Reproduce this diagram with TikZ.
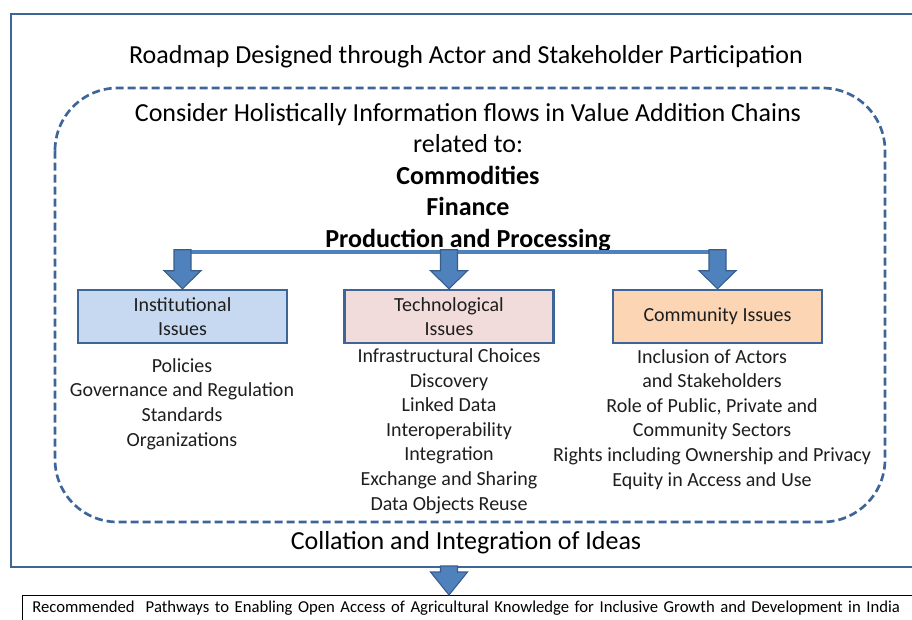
\documentclass[tikz,border=0pt]{standalone}
\usepackage{fontspec}
\setmainfont{Carlito}
\usetikzlibrary{positioning,calc}

\definecolor{frameblue}{RGB}{62,101,152}
\definecolor{arrowblue}{RGB}{79,129,189}
\definecolor{arrowedge}{RGB}{56,93,138}
\definecolor{instfill}{RGB}{198,217,241}
\definecolor{techfill}{RGB}{242,220,219}
\definecolor{commfill}{RGB}{252,213,181}
\definecolor{textgray}{RGB}{30,30,30}

\tikzset{
  issuebox/.style={draw=frameblue, line width=1.9pt, minimum width=156.75pt, minimum height=39.75pt,
    align=center, text=textgray, font=\fontsize{15}{18.3}\selectfont, inner sep=0pt},
  issuelist/.style={align=center, text=textgray, font=\fontsize{15}{18.4}\selectfont, anchor=base},
  bigtext/.style={align=center, font=\fontsize{19.5}{23.6}\selectfont},
  hubline/.style={line width=2.8pt, draw=arrowblue},
  pics/blockdown/.style args={#1 and #2}{code={
    \filldraw[fill=arrowblue, draw=arrowedge, line width=0.8pt]
      (0,0) -- (-18.5,#2) -- (-8.5,#2) -- (-8.5,#1) -- (8.5,#1) -- (8.5,#2) -- (18.5,#2) -- cycle;
  }}
}

\begin{document}
\begin{tikzpicture}[x=0.75pt,y=0.75pt,yscale=-1,xscale=1]
  \useasboundingbox (0,0) rectangle (912,619);
  \clip (0,0) rectangle (912,619);

  %Shape: Rectangle [outer frame]
  \draw[frameblue, line width=2.2pt] (11,14) rectangle (930,567);
  %Shape: Rounded Rectangle [dashed frame]
  \draw[frameblue, line width=2pt, dash pattern=on 6pt off 3pt, rounded corners=47pt] (55,88) rectangle (885,522);

  % Text Node
  \node[bigtext] (roadmap) at (466,57) {Roadmap Designed through Actor and Stakeholder Participation};
  \node[bigtext, anchor=base] (consider) at (468,247) {Consider Holistically Information flows in Value Addition Chains\\
    related to:\\ \textbf{Commodities}\\ \textbf{Finance}\\ \textbf{Production and Processing}};

  % Issue boxes
  \node[issuebox, fill=instfill] (inst) at (182.5,316.5) {Institutional\\Issues};
  \node[issuebox, fill=techfill] (tech) at (449,316.5) {Technological\\Issues};
  \node[issuebox, fill=commfill] (comm) at (717.5,316.5) {Community Issues};

  %Straight Lines [hub]
  \coordinate (hub) at (449,252);
  \draw[hubline] (hub -| inst.north) -- (hub -| comm.north);
  \pic at (inst.north) {blockdown=39 and 18};
  \pic at (tech.north) {blockdown=39 and 18};
  \pic at (comm.north) {blockdown=39 and 18};

  % Lists under the boxes
  \node[issuelist] (instlist) at (182,446) {Policies\\Governance and Regulation\\Standards\\Organizations};
  \node[issuelist] (techlist) at (449,510) {Infrastructural Choices\\Discovery\\Linked Data\\Interoperability\\Integration\\Exchange and Sharing\\Data Objects Reuse};
  \node[issuelist] (commlist) at (712,486) {Inclusion of Actors\\and Stakeholders\\Role of Public, Private and\\Community Sectors\\Rights including Ownership and Privacy\\Equity in Access and Use};

  % Text Node
  \node[bigtext] (collation) at (466,543) {Collation and Integration of Ideas};

  % Bottom box
  \node[draw, line width=0.6pt, anchor=north west, text width=660pt, align=left, inner xsep=7.5pt, inner ysep=4pt,
    font=\fontsize{12.5}{14}\selectfont, minimum height=30pt, text depth=20pt] (pathways) at (22,595)
    {Recommended~~Pathways to Enabling Open Access of Agricultural Knowledge for Inclusive Growth and Development in India};
  \pic at (pathways.north -| tech.north) {blockdown=29 and 23};
\end{tikzpicture}
\end{document}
○ ○ ○ ○ ○ ○ ○
■ EXERCISE BRIEF: Repeat only what lies between the start of the data and the end of the line containing "fill=commfill] (comm) at", exactly, with pictures left out.

■ CORRECT RESULT:
Reproduce this diagram with TikZ.
\documentclass[tikz,border=0pt]{standalone}
\usepackage{fontspec}
\setmainfont{Carlito}
\usetikzlibrary{positioning,calc}

\definecolor{frameblue}{RGB}{62,101,152}
\definecolor{arrowblue}{RGB}{79,129,189}
\definecolor{arrowedge}{RGB}{56,93,138}
\definecolor{instfill}{RGB}{198,217,241}
\definecolor{techfill}{RGB}{242,220,219}
\definecolor{commfill}{RGB}{252,213,181}
\definecolor{textgray}{RGB}{30,30,30}

\tikzset{
  issuebox/.style={draw=frameblue, line width=1.9pt, minimum width=156.75pt, minimum height=39.75pt,
    align=center, text=textgray, font=\fontsize{15}{18.3}\selectfont, inner sep=0pt},
  issuelist/.style={align=center, text=textgray, font=\fontsize{15}{18.4}\selectfont, anchor=base},
  bigtext/.style={align=center, font=\fontsize{19.5}{23.6}\selectfont},
  hubline/.style={line width=2.8pt, draw=arrowblue},
  pics/blockdown/.style args={#1 and #2}{code={
    \filldraw[fill=arrowblue, draw=arrowedge, line width=0.8pt]
      (0,0) -- (-18.5,#2) -- (-8.5,#2) -- (-8.5,#1) -- (8.5,#1) -- (8.5,#2) -- (18.5,#2) -- cycle;
  }}
}

\begin{document}
\begin{tikzpicture}[x=0.75pt,y=0.75pt,yscale=-1,xscale=1]
  \useasboundingbox (0,0) rectangle (912,619);
  \clip (0,0) rectangle (912,619);

  %Shape: Rectangle [outer frame]
  \draw[frameblue, line width=2.2pt] (11,14) rectangle (930,567);
  %Shape: Rounded Rectangle [dashed frame]
  \draw[frameblue, line width=2pt, dash pattern=on 6pt off 3pt, rounded corners=47pt] (55,88) rectangle (885,522);

  % Text Node
  \node[bigtext] (roadmap) at (466,57) {Roadmap Designed through Actor and Stakeholder Participation};
  \node[bigtext, anchor=base] (consider) at (468,247) {Consider Holistically Information flows in Value Addition Chains\\
    related to:\\ \textbf{Commodities}\\ \textbf{Finance}\\ \textbf{Production and Processing}};

  % Issue boxes
  \node[issuebox, fill=instfill] (inst) at (182.5,316.5) {Institutional\\Issues};
  \node[issuebox, fill=techfill] (tech) at (449,316.5) {Technological\\Issues};
  \node[issuebox, fill=commfill] (comm) at (717.5,316.5) {Community Issues};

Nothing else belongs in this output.